- Born: Margaret Jane Annand Simpson 7 July 1920 Scotland
- Died: 3 May 1996 (aged 76)
- Other names: Margaret Bulfin, Margaret J.A. Bulfin, Margaret Jane Annand Bulfin, M.J.A. Simpson
- Occupations: botanist, botanical collector, mountaineer
- Notable work: Seeds of New Zealand Gymnosperms and Dicotyledons

= Margaret J.A. Simpson =

Scotland-born New Zealand botanist, botanical collector, and mountaineer (1920–1996)

Margaret Jane Annand Bulfin (née Simpson) (1920–1996) was a Scotland-born New Zealand botanist, botanical collector, and mountaineer. She was an expert on New Zealand seeds and their germination, viability and identification, and as a Scientist at the Department of Scientific and Industrial Research she performed extensive field work including vegetation surveys in different areas of New Zealand. She co-authored the book Seeds of New Zealand Gymnosperms and Dicotyledons, and was awarded the Allan Mere Award for her contributions to New Zealand botany.

== Early life ==
Margaret Jane Annand Simpson was born in Scotland on 7 July 1920 and emigrated with her family to New Zealand when she was five years old. She grew up in the Bay of Plenty, and became an avid tramper, mountaineer and botanist.

== Education and career ==
Simpson received a Diploma of Horticulture at Massey Agricultural College (now Massey University) in 1945, and later a BSc at Auckland University.
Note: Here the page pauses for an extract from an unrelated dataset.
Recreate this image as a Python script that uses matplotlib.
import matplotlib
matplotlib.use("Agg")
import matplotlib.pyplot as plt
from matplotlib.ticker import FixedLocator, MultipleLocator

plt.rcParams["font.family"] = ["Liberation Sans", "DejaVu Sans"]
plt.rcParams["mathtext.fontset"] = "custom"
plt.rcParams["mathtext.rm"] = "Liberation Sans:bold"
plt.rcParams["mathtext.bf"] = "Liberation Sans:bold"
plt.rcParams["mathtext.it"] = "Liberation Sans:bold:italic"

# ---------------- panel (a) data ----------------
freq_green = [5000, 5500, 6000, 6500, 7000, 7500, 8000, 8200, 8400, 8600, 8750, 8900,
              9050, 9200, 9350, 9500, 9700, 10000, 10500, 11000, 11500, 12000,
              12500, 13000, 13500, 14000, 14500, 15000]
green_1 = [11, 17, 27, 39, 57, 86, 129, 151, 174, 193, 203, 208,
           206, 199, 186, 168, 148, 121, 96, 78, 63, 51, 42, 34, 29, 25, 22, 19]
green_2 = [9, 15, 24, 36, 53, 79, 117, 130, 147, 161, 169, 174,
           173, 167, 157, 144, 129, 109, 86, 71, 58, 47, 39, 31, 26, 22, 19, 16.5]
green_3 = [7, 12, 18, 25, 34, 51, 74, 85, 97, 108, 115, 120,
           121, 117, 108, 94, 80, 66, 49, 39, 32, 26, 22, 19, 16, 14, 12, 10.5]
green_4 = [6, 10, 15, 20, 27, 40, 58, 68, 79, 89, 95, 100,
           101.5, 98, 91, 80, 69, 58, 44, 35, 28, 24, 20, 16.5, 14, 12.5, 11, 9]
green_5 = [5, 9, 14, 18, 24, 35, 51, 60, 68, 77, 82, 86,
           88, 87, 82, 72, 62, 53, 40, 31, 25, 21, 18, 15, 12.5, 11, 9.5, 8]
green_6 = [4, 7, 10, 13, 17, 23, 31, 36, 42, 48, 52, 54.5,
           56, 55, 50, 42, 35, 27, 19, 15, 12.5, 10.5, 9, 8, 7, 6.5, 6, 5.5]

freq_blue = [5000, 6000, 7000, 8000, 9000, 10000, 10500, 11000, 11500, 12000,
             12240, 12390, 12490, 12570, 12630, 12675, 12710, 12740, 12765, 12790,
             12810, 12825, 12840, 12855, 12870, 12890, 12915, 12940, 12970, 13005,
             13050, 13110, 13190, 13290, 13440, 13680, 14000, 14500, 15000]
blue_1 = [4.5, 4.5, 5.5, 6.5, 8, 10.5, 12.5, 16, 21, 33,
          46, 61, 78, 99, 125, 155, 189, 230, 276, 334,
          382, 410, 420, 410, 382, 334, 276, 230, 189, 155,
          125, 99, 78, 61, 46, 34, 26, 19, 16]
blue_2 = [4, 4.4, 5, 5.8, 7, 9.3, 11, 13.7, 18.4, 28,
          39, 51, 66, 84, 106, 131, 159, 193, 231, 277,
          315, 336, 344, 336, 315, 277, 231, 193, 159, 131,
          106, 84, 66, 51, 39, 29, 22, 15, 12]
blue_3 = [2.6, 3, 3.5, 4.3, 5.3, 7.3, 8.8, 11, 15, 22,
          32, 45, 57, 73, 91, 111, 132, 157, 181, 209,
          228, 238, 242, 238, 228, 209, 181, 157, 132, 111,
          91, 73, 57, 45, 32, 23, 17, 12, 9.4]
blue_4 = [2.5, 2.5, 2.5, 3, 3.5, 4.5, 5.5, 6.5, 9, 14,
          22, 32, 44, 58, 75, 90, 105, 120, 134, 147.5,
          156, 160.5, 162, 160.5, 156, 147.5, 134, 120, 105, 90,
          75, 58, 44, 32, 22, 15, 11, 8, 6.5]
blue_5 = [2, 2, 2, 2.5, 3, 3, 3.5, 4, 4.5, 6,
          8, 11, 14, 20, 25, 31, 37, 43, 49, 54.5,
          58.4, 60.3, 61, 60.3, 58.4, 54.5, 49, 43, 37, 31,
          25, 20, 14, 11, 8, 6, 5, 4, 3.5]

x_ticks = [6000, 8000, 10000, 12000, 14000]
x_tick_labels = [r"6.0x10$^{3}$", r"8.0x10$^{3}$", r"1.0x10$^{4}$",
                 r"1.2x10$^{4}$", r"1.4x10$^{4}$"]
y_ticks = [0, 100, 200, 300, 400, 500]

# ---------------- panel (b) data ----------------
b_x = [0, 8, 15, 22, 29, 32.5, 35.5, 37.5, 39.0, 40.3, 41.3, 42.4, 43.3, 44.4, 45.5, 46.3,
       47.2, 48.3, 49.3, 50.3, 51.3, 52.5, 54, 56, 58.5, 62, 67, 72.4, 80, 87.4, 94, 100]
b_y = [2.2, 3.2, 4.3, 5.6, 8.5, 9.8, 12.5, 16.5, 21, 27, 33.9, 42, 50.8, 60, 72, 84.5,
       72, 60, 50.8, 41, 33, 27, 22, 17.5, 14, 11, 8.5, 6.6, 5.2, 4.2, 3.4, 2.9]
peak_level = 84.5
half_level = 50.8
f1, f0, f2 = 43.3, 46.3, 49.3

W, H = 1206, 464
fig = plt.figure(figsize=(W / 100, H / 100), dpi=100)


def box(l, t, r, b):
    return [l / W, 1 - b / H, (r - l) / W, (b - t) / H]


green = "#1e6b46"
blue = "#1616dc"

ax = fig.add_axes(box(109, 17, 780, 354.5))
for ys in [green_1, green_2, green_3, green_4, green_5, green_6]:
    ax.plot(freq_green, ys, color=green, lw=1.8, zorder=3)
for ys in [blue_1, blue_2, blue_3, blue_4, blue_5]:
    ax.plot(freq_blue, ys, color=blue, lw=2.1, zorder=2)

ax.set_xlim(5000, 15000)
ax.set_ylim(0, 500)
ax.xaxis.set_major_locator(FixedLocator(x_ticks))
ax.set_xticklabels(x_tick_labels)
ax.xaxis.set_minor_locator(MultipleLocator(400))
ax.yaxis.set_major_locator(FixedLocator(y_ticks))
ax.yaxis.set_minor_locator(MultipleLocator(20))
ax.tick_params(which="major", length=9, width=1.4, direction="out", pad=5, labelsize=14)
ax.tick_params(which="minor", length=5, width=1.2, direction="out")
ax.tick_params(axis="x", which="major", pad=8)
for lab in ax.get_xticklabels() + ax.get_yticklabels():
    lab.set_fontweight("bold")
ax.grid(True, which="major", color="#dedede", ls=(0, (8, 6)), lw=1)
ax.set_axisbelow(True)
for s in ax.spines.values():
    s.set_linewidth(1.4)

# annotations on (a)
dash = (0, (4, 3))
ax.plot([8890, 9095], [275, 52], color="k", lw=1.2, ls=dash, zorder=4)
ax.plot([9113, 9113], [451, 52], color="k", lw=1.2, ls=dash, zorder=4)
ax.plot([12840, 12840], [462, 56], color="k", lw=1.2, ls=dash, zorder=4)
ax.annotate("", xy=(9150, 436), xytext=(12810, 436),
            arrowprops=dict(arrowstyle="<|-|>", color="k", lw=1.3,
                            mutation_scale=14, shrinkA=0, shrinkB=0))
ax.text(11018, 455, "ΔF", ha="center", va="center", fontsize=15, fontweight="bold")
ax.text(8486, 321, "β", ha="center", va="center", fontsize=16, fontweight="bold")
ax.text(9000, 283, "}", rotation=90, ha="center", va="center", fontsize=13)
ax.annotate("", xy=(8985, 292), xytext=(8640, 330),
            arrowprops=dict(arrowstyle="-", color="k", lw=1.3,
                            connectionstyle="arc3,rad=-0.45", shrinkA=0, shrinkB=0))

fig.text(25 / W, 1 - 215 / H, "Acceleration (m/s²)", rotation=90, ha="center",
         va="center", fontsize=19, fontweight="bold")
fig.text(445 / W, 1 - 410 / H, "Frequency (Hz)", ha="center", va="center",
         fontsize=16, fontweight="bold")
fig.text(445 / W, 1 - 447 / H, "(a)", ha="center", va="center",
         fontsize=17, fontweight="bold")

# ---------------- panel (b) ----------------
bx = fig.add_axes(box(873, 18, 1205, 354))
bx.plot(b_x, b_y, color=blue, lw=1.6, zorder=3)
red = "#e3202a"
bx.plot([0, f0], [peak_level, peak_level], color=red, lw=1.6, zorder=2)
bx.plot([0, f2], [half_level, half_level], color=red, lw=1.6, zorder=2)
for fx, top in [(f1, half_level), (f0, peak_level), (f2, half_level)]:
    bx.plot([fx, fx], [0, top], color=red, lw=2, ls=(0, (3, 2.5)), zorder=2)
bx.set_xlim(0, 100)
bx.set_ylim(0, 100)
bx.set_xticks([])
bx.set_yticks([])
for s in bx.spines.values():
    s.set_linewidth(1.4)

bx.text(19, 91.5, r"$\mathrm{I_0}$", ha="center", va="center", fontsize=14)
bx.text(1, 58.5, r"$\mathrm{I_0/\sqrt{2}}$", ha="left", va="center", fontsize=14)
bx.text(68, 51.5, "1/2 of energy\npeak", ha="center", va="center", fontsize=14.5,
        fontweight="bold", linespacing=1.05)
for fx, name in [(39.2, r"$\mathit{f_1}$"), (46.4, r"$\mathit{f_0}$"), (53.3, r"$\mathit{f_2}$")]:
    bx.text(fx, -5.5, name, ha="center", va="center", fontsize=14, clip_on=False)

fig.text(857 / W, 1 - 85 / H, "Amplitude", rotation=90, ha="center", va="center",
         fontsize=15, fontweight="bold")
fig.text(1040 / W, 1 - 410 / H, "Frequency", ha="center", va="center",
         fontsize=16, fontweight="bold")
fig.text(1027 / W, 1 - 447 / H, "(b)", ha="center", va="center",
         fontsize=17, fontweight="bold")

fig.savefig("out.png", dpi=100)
In 1950 she started working as a science technician in the Botany Division of the Department of Scientific and Industrial Research (DSIR) with botanists Lucy Moore and Ruth Mason, first in Wellington and then in Christchurch and Lincoln.

One of the projects Simpson assisted with early in her career was the curation of a fruit and seed collection, which she continued to work on for the next thirty years until she retired. Other projects she worked on included a long-term high-country vegetation field study at Molesworth Station, and a vegetation survey of Nelson Lakes National Park. For over a decade of the latter project, New Zealand horticulturalist Janet Moss was her field assistant and boatman.
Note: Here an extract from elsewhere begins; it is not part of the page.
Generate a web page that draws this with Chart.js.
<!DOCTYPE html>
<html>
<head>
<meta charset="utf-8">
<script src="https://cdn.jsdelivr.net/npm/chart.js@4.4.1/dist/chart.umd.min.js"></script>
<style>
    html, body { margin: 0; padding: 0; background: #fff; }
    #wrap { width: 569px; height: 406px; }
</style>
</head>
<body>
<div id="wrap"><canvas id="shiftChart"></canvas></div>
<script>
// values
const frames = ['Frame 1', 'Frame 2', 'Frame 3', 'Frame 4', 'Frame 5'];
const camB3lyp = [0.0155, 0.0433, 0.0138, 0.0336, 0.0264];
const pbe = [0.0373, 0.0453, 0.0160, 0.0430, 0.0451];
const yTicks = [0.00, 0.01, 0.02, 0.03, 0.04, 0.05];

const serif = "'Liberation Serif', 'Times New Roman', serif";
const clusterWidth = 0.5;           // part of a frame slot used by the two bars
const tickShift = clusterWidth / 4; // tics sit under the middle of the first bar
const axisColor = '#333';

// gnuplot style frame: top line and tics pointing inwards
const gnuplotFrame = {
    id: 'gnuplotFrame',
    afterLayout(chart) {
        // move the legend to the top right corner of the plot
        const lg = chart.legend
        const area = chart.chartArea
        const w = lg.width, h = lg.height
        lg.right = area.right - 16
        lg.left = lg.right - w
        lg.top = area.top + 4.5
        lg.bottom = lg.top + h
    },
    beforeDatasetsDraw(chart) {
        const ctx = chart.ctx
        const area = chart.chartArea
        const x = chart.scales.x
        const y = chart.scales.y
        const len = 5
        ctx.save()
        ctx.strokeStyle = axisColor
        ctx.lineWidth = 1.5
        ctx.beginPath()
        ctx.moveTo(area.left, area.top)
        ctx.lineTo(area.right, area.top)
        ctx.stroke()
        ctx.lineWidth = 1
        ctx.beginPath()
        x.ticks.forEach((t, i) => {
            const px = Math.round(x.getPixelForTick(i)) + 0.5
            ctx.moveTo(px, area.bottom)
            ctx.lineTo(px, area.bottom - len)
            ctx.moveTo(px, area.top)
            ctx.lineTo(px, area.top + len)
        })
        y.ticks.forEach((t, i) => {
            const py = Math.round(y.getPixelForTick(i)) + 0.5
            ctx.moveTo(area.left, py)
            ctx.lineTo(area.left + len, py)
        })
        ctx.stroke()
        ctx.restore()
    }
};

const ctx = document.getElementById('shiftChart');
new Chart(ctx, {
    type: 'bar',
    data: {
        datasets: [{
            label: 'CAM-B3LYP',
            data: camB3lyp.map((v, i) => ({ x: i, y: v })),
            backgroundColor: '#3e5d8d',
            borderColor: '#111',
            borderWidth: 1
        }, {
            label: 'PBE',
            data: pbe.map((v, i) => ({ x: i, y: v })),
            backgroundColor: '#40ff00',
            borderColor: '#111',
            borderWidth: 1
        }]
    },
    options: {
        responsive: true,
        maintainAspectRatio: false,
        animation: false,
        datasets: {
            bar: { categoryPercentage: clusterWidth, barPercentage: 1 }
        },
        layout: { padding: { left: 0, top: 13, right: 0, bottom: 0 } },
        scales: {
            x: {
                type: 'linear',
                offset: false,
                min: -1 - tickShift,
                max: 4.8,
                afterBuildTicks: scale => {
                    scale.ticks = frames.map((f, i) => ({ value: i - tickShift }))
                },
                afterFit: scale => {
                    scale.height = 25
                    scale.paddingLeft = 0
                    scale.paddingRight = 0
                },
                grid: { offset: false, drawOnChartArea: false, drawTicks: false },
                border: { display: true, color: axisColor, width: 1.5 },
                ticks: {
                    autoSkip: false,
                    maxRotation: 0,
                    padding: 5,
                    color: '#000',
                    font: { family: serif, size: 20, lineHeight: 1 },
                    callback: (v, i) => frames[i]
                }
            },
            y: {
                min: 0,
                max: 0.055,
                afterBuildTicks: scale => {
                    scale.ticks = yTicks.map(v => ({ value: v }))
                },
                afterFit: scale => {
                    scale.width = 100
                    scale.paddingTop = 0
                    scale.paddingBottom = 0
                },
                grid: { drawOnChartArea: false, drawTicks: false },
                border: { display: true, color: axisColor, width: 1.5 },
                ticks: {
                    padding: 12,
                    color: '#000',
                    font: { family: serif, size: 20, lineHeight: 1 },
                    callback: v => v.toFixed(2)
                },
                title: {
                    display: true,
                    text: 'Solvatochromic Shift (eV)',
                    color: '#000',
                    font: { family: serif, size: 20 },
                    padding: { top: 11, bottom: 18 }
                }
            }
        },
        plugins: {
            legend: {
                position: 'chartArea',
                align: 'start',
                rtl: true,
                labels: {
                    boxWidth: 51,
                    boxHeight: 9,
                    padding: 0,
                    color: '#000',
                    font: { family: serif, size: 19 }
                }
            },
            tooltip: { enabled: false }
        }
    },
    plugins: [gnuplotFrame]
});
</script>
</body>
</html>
Simpson was appointed as DSIR Scientist in 1974, and her research focused on native New Zealand species' seed germination, viability and identification. She was a keen field botanist, and went on many field trips, often in the company of other women botanists as well as visiting international botanists. Although she retired in July 1985, she continued her research on seeds.

== Legacy ==
In 1991, Simpson received the New Zealand Botanical Society Allan Mere Award, which acknowledged her contribution to research on New Zealand seeds and their germination, including the valuable seed reference collection that she put together.
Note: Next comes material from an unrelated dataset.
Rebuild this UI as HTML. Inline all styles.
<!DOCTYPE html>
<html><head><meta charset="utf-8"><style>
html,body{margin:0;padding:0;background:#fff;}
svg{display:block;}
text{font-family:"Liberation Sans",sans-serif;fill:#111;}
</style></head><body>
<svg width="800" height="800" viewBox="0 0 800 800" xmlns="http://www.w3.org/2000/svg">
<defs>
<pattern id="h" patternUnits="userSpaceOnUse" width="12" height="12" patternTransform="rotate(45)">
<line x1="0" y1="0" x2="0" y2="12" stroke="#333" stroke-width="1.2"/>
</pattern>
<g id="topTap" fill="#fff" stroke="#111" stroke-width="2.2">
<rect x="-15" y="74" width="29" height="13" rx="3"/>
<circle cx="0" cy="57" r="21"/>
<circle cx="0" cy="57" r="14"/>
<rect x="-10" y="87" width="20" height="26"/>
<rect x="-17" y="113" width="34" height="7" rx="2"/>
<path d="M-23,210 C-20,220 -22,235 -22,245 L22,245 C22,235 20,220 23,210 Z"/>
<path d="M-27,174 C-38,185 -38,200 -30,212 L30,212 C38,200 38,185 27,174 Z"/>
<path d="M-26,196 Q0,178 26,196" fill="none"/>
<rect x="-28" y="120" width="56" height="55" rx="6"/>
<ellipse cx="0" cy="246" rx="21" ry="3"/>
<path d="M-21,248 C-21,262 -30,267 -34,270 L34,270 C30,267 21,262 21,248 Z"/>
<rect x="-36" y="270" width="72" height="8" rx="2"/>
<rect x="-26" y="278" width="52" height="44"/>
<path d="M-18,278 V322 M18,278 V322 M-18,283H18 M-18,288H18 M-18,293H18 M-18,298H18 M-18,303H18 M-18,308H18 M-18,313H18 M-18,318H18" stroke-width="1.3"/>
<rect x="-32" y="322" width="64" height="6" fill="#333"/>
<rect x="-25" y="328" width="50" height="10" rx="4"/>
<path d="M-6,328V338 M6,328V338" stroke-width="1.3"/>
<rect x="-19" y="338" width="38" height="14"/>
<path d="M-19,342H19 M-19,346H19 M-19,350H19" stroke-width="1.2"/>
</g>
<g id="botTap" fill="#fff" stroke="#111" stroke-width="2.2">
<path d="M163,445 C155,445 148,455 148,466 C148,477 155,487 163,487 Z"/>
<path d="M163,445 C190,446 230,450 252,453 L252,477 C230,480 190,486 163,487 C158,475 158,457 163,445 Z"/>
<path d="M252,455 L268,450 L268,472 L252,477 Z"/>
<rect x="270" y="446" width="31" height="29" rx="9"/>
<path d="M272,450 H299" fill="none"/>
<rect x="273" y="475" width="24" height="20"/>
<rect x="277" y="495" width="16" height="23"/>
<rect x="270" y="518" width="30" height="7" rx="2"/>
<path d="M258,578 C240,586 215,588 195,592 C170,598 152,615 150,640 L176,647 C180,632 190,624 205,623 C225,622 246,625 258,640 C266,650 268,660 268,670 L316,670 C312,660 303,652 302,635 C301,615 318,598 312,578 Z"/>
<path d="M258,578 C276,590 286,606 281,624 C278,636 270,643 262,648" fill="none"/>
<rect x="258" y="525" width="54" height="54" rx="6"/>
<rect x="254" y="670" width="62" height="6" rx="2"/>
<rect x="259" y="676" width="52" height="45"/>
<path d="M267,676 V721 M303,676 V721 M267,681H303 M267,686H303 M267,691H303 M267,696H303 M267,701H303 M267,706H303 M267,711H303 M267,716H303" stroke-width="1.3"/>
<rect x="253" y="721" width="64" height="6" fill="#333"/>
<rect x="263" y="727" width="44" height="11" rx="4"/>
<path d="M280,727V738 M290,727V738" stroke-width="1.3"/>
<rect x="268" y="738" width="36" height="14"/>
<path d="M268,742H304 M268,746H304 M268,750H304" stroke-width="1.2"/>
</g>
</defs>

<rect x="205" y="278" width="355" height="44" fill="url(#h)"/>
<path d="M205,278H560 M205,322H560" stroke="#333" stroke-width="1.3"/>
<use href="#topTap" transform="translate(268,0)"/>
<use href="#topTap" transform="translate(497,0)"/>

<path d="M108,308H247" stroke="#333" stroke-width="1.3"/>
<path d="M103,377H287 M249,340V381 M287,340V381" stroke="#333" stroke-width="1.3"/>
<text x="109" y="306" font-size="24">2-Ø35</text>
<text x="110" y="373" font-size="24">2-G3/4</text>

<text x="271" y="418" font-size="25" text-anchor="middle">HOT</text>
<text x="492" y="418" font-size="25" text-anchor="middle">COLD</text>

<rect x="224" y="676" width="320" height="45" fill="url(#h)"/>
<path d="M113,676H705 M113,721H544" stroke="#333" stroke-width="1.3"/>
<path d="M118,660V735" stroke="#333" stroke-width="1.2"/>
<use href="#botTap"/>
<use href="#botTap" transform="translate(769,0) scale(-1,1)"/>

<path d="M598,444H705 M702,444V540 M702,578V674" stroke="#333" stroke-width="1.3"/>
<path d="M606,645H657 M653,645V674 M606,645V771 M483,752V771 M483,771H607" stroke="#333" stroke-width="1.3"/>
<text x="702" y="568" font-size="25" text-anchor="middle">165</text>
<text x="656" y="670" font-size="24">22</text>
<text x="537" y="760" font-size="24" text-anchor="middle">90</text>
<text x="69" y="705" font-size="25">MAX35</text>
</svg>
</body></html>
Although she was not a taxonomist, Simpson named one species together with Lucy Moore: Myosotis brockiei L.B.Moore & M.J.A.Simpson. At least two plants have been named after her, both of which are found in Nelson Lakes National Park:

- Epilobium margaretiae Brockie, a species of willowherb endemic to New Zealand
- Pseudocyphellaria margaretiae D.J.Galloway, a New Zealand lichen
Simpson collected nearly 4,000 herbarium specimens over the course of her career, most of which are housed at the Allan Herbarium at Manaaki Whenua – Landcare Research in Lincoln. She published a handful of scientific articles over the course of her scientific career, and these were published under her unmarried name, Margaret J.A. Simpson. In 2001 she co-authored a major book, Seeds of New Zealand Gymnosperms and Dicotyledons, with her colleague Colin J. Webb. Through her botanical field work, Simpson became interested in French naturalists who visited New Zealand, and she wrote short biographies of Jules Dumont d'Urville and Étienne Raoul, among others.

== Personal life ==
Simpson was an experienced mountaineer who summited numerous peaks in New Zealand, and elsewhere. She and her husband Raymond Alexander Bulfin lived near the banks of the Liffey in Lincoln, where she enjoyed gardening and music. Simpson died on 3 May 1996.